Panûpünüwügai (Living Light)
Cara Romero
Cara Romero: Panûpünüwügai (Living Light) explores the narrative artistic practice of Chemehuevi photographer Cara Romero. Spanning the past decade of her work, this exhibition presents a thematic examination of Romero’s complex and layered images, which celebrate the multiplicity, beauty, and resilience of Native American and Indigenous experiences. Accompanied by a catalogue of the same title and debuting at the Hood Museum in January 2025, this is Romero’s first major solo exhibition.

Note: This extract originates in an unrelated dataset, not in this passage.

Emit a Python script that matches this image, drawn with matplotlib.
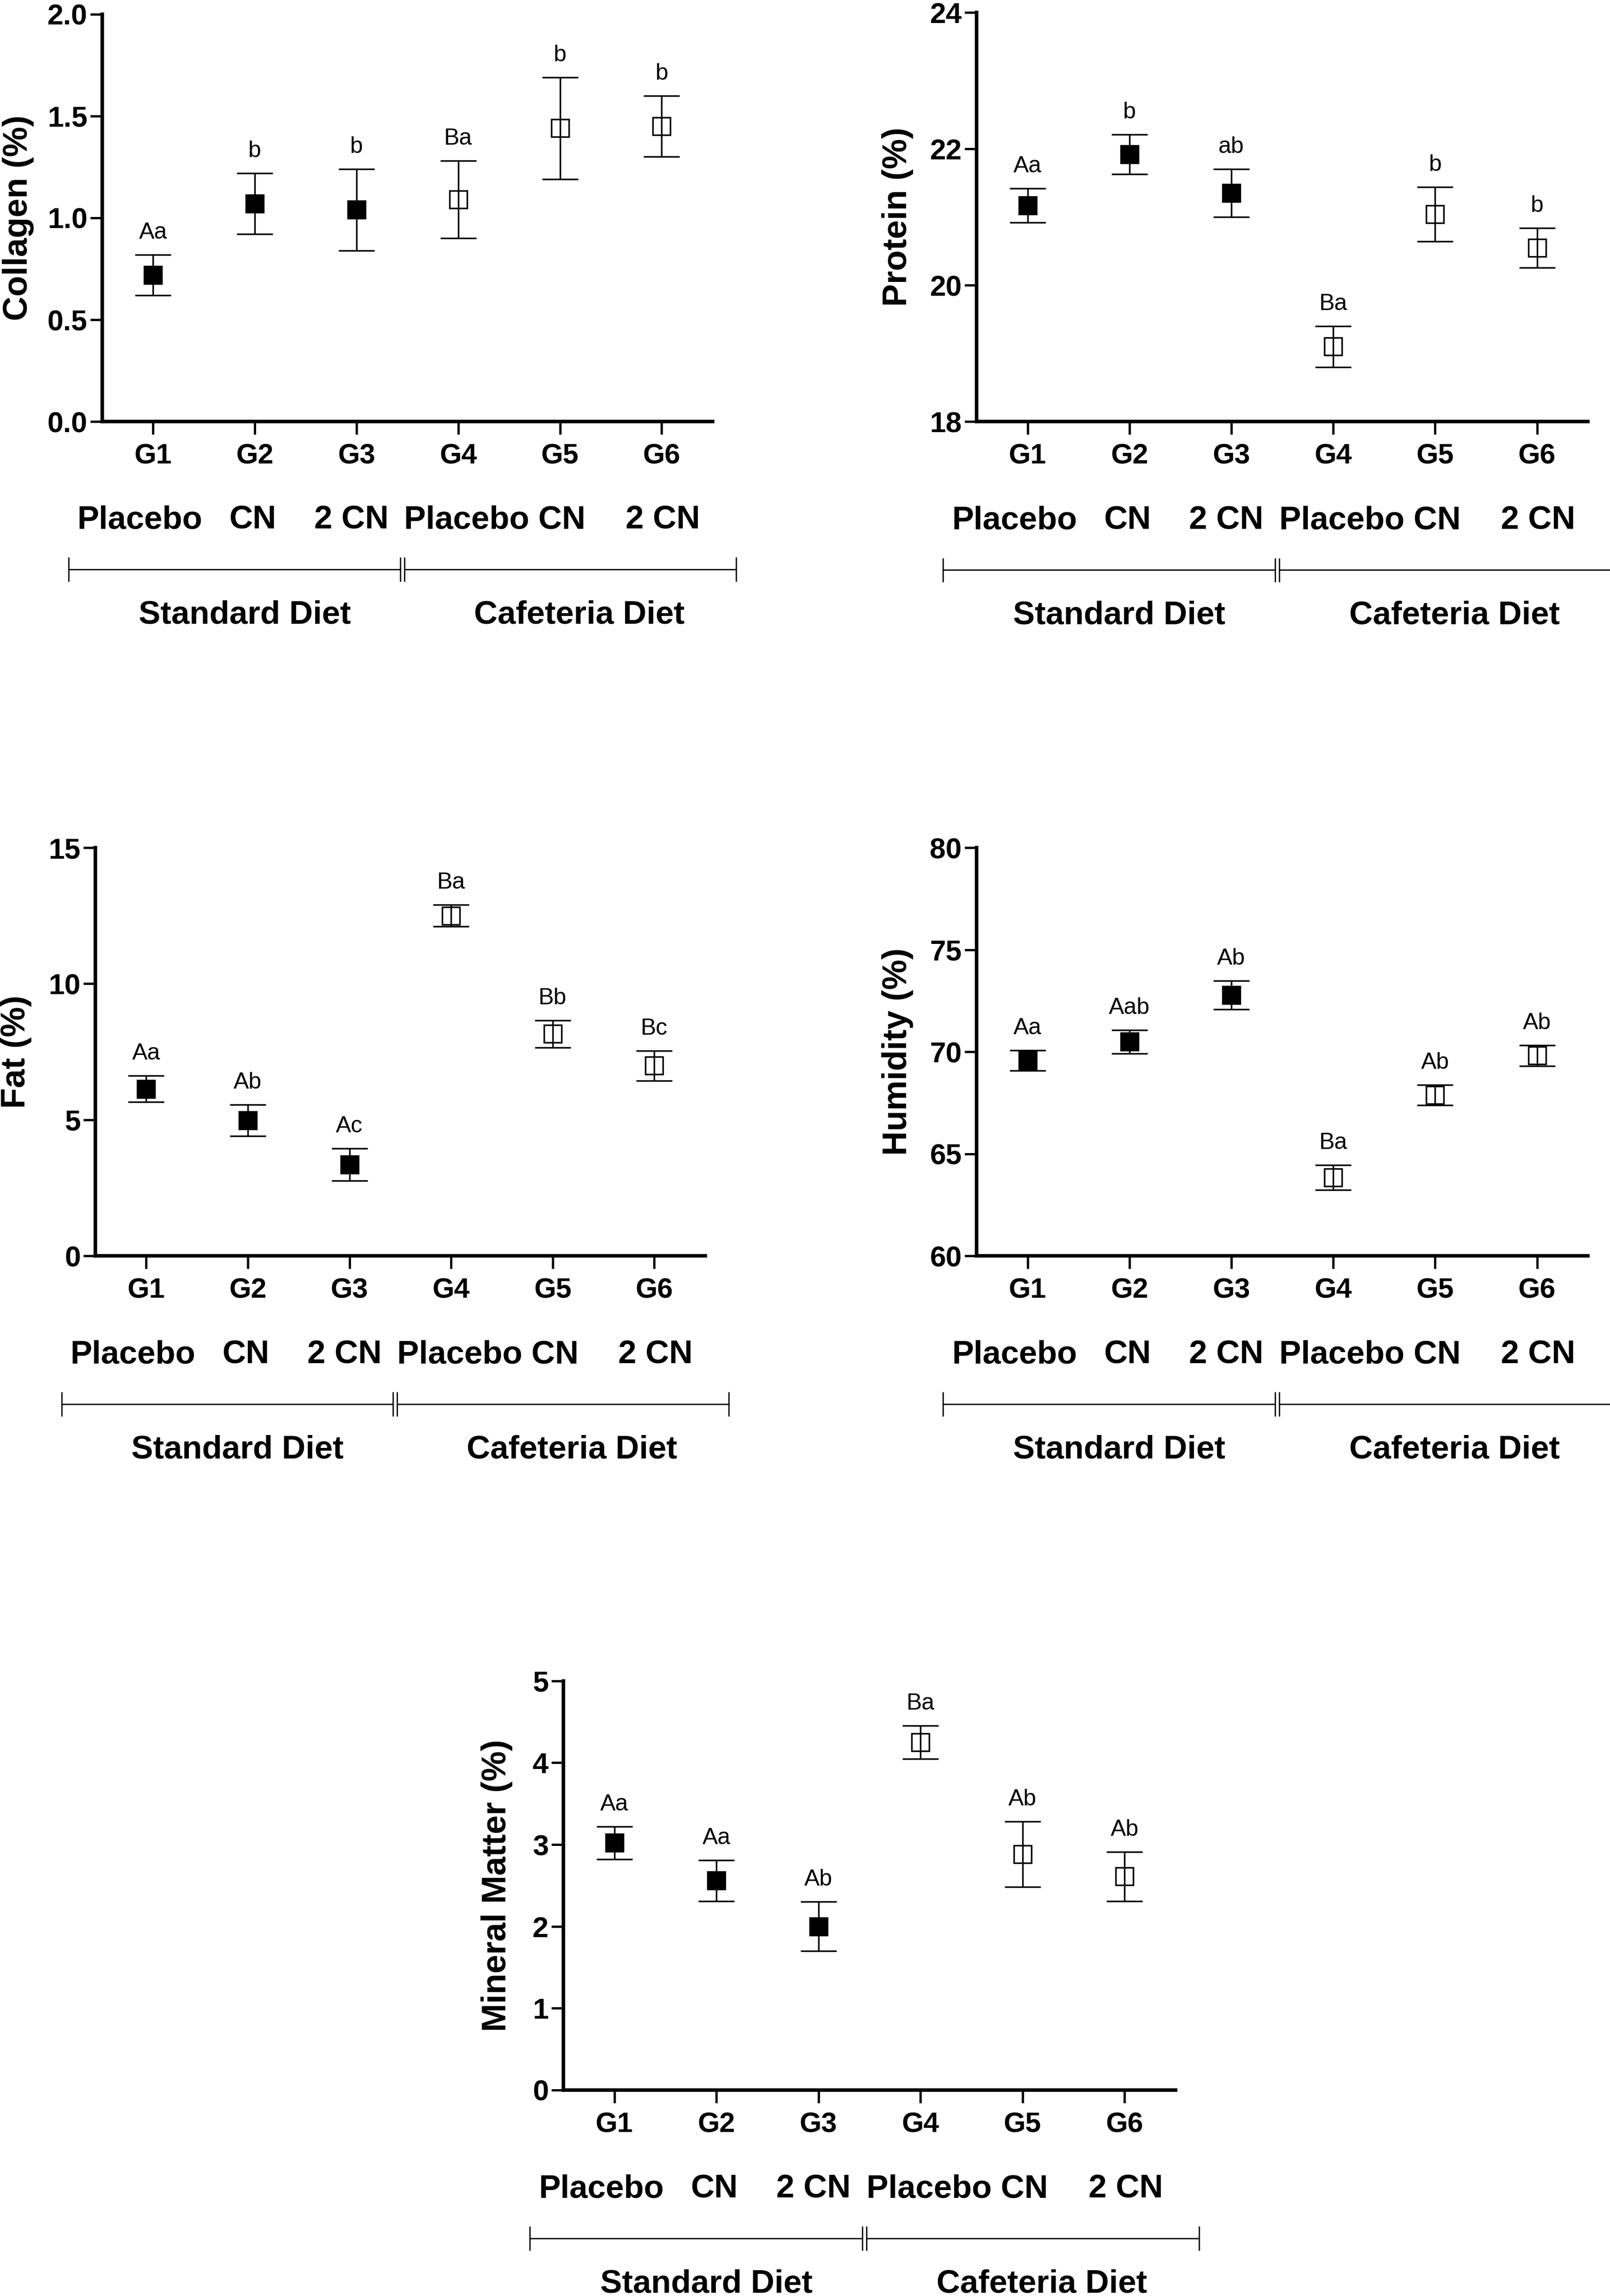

Art, Commodities, and Water
Liquidity
Playing upon the dual definitions of liquidity—liquid assets bought and sold, as well as liquid substances—this exhibition mines the historical connections between art, water, and commodities. Highlights from the Hood Museum’s American painting, sculpture, and decorative arts collection explore histories of global trade across water; linkages between water and tourism; liquids as artistic materials; and how nineteenth-century water pollution and historical access to clean water remain relevant to local and national discussions in our present moment.
Decolonial Cartographies of Place
[Un]Mapping
[Un]Mapping examines the legacies of mapmaking and invites viewers to think about alternatives for visualizing our relationships to place. This show focuses on the work of artists whose practices critique colonial legacies of cartography and employ decolonial and Indigenous ways of knowing. It considers how maps can be used not in the interests of surveillance or dispossession but as a means of placemaking.
Tracing Foodways through Art
From the Field
From the Field: Tracing Foodways through Art explores the idea of food as not only nourishment but also an expression of our lived and shared experiences. This exhibition invites audiences to reflect on their relationships to foodways, which encompass our attitudes, practices, and rituals around food. Artworks across different time periods, mediums, and cultures illustrate points of connection, disconnection, and reconnection to our foodways.